3. Mon expérience professionnelle peut à la fois paraître longue – elle a commencé en 1985, dès l’obtention de ma licence de lettres classiques –, et limitée – puisque je suis professeur agrégé de lettres classiques dans le secondaire où j’ai enseigné le grec, le latin, le français et le cinéma. Cette activité principale a été stoppée à deux occasions : pour une période de deux ans lors de mon détachement au CNRS en qualité de CR2 dans deux laboratoires et durant une année pour un congé de formation en médiation culturelle. Qualifiée par le CNU en 7e, 18e et 71e sections, j’ai exercé des vacations dans les universités de Toulouse, de Montpellier ou plus récemment de Marseille où j’ai enseigné les sciences du langage (niveau deug), les arts du spectacle-cinéma (L.1, 2 et 3) et actuellement la communication scientifique (cursus master ingénierie).

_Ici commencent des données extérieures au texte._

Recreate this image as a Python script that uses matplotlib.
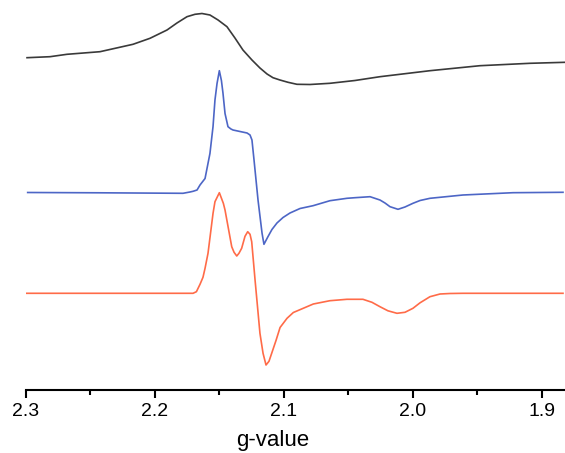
import matplotlib
matplotlib.use("Agg")
import matplotlib.pyplot as plt
from matplotlib.ticker import MultipleLocator

plt.rcParams['font.family'] = ['Liberation Sans', 'DejaVu Sans']

# Black spectrum (top)
g_black = [2.2992, 2.2814, 2.2682, 2.2426, 2.2170, 2.2038, 2.1906, 2.1829, 2.1751,
           2.1689, 2.1635, 2.1573, 2.1510, 2.1441, 2.1379, 2.1317, 2.1247, 2.1185,
           2.1130, 2.1084, 2.1030, 2.0967, 2.0898, 2.0797, 2.0642, 2.0448, 2.0254,
           1.9866, 1.9478, 1.9090, 1.8818]
i_black = [2.3, 3.3, 5.7, 8.3, 15.7, 21.7, 30.0, 37.0, 43.3,
           45.7, 46.5, 45.0, 40.0, 33.3, 22.0, 10.0, 0.0, -8.0,
           -14.0, -17.7, -20.0, -22.3, -24.3, -24.5, -23.3, -20.5, -16.7,
           -10.7, -5.7, -3.3, -2.3]

# Blue spectrum (middle)
g_blue = [2.2987, 2.2426, 2.1782, 2.1728, 2.1704, 2.1673, 2.1650, 2.1611, 2.1573,
          2.1549, 2.1534, 2.1518, 2.1500, 2.1484, 2.1472, 2.1456, 2.1433, 2.1410,
          2.1394, 2.1340, 2.1285, 2.1262, 2.1247, 2.1231, 2.1200, 2.1169, 2.1154,
          2.1123, 2.1092, 2.1053, 2.1006, 2.0952, 2.0874, 2.0773, 2.0642, 2.0510,
          2.0448, 2.0331, 2.0254, 2.0215, 2.0176, 2.0114, 2.0060, 1.9998, 1.9943,
          1.9866, 1.9610, 1.9222, 1.8834]
i_blue = [0.0, -0.3, -0.8, 0.5, 1.2, 2.5, 7.5, 14.0, 39.0,
          66.0, 92.5, 109.0, 121.8, 112.0, 99.5, 79.0, 65.8, 63.5,
          62.5, 61.0, 59.5, 57.5, 52.5, 32.5, -7.5, -40.5, -51.8,
          -44.2, -37.0, -30.5, -25.0, -20.5, -16.0, -13.2, -8.2, -5.8,
          -5.2, -4.2, -7.5, -10.5, -14.2, -16.8, -14.5, -10.8, -8.0,
          -5.8, -2.5, -0.2, 0.2]

# Red spectrum (bottom)
g_red = [2.2995, 2.1704, 2.1678, 2.1650, 2.1627, 2.1611, 2.1588, 2.1549, 2.1534,
         2.1500, 2.1469, 2.1456, 2.1404, 2.1386, 2.1365, 2.1348, 2.1327, 2.1301,
         2.1280, 2.1262, 2.1249, 2.1223, 2.1185, 2.1161, 2.1138, 2.1115, 2.1094,
         2.1060, 2.1029, 2.0975, 2.0926, 2.0771, 2.0642, 2.0510, 2.0386, 2.0316,
         2.0254, 2.0192, 2.0122, 2.0060, 1.9998, 1.9943, 1.9866, 1.9788, 1.9711,
         1.9610, 1.8834]
i_red = [0.0, 0.0, 1.6, 9.0, 16.0, 25.0, 40.0, 80.0, 91.6,
         100.6, 90.0, 83.3, 46.6, 41.0, 37.3, 40.0, 45.0, 57.0,
         61.6, 59.0, 51.6, 13.3, -40.0, -60.0, -71.7, -68.0, -60.0,
         -47.0, -34.2, -25.0, -19.2, -10.7, -7.4, -6.0, -6.0, -9.0,
         -13.4, -17.5, -20.0, -19.0, -15.0, -9.5, -3.4, -0.7, -0.2,
         0.0, 0.0]

offset_black = 330.0
offset_blue = 197.5
offset_red = 96.7

xticks = [2.3, 2.2, 2.1, 2.0, 1.9]
xtick_labels = ["2.3", "2.2", "2.1", "2.0", "1.9"]

fig = plt.figure(figsize=(5.65, 4.53), dpi=100)
ax = fig.add_axes([26 / 565, 63 / 453, 539 / 565, 390 / 453])

ax.plot(g_black, [v + offset_black for v in i_black], color="#3a3a3a", lw=1.2,
        solid_joinstyle="round")
ax.plot(g_blue, [v + offset_blue for v in i_blue], color="#4d66c6", lw=1.2,
        solid_joinstyle="round")
ax.plot(g_red, [v + offset_red for v in i_red], color="#ff6b48", lw=1.2,
        solid_joinstyle="round")

ax.set_xlim(2.3, 2.3 - 539 / 1289)
ax.set_ylim(0, 390)

for s in ("top", "left", "right"):
    ax.spines[s].set_visible(False)
ax.spines["bottom"].set_linewidth(1.5)
ax.set_yticks([])
ax.set_xticks(xticks)
ax.set_xticklabels(xtick_labels, fontsize=14)
ax.xaxis.set_minor_locator(MultipleLocator(0.05))
ax.tick_params(axis="x", which="major", direction="out", length=5.5, width=1.5, pad=4)
ax.tick_params(axis="x", which="minor", direction="out", length=3.5, width=1.5)
ax.set_xlabel("g-value", fontsize=16)
ax.xaxis.set_label_coords((273 - 26) / 539, -0.103)

fig.savefig("out.png", dpi=100)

Mon expérience professionnelle en encadrement de recherches est de fait limitée : j’ai inauguré des séminaires pour docteurs et doctorants en sémantique et sémiotique à Toulouse II en 1996 et j’organise pour mes étudiants actuels des colloques où ils peuvent forger leurs premières armes de chercheur. L’essentiel de mes compétences résident dans la diffusion de connaissances universitaires, dans l’édition sur différents supports d’un colloque ou de revues collectives sur la lumière ou l’image numérique, ou dans la vulgarisation de mes travaux de sémiotique dans un ouvrage d’art ou lors de communications et d’interviews.
Si les travaux présentés ici peuvent paraître diversifiés, il y a encore matière à réflexions et à analyses. Outre les sémiotiques-objets que j’aurais aimé développer, il y a le projet complexe et chronophage évoqué supra de traiter plus avant de la question des formes de cohérence ou d’incohérence qui affleurent parfois dans nos discours.